Mas tudo isto ainda pode ser mudado. A ideia de “pacificação” – melhor seria libertação – é uma grande proposta. Precisamos que nosso bem comum, a cidade do Rio de Janeiro e toda a Região Metropolitana, seja de fato um bem comum, de todas e todos, território de vivência plena da cidadania na nossa diversidade, sem discriminações e segregações, com dignidade e paz. Juntemo-nos para cobrar isto de nossos governantes. Esta é uma tarefa de todos que aqui vivemos. Devemos afirmar em alto e bom som que as favelas são cidade, são territórios de cidadania, que devem ser integrados à cidade e potencializados enquanto tais, naquilo que são e que seus moradores e moradoras reivindicam como legítimo direito. É pouco, muito pouco, simplesmente mudar de forças armadas para a ocupação dos territórios.

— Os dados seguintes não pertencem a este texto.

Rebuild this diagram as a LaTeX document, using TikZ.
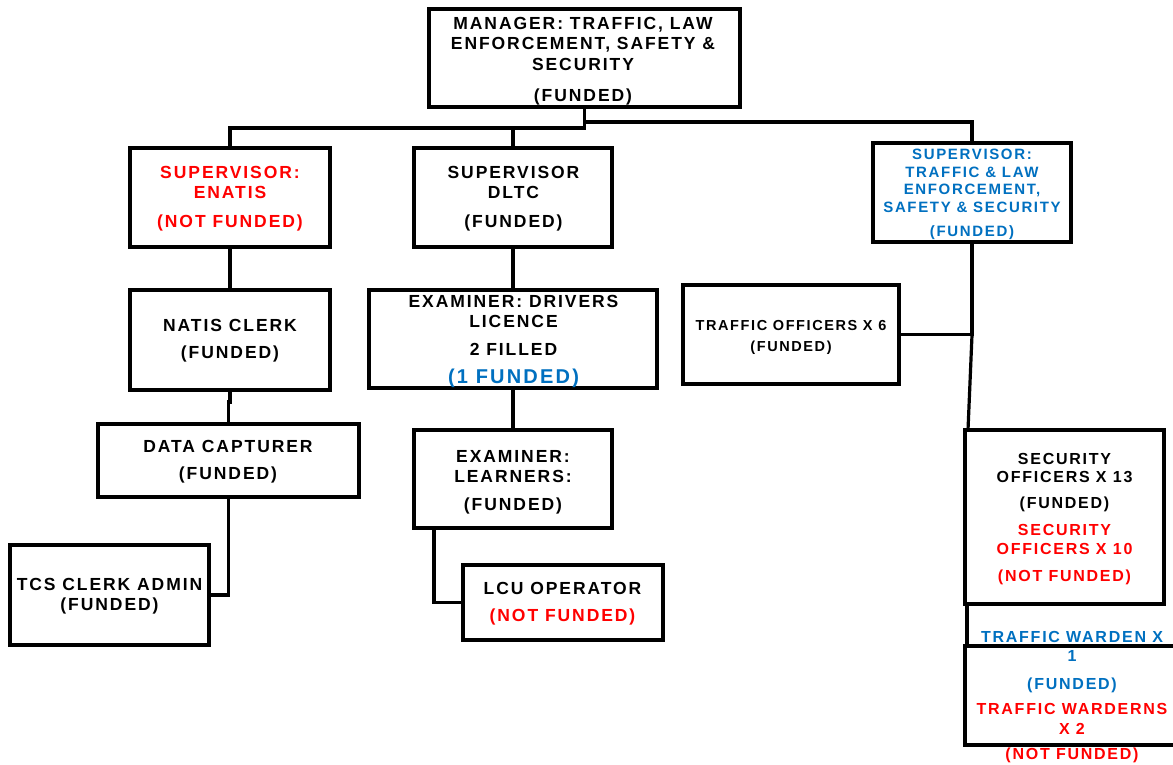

O clamor é por liberdade, participação, livre circulação, direitos por educação de qualidade, de saúde, de moradia, de lixo e esgoto recolhidos, de poder ter um endereço e anunciá-lo sem ser discriminado na rua, no trabalho, no órgão público. Ser favelado é ser uma pecha, mas sim ter uma identidade de quem sabe resistir e lutar por direitos. Acolhamos as favelas como força cidadã de transformação de nossa cidade em um território de convivência, compartilhamento e cuidado, bom de se viver para todas e todos. Temos importantes eleições neste ano para dizer que não queremos ocupações e sim libertações de privações, violências e negações de direitos, de privilégios de ricos e poderosos. Segurança sim, como direito de todo mundo, das favelas e do asfalto.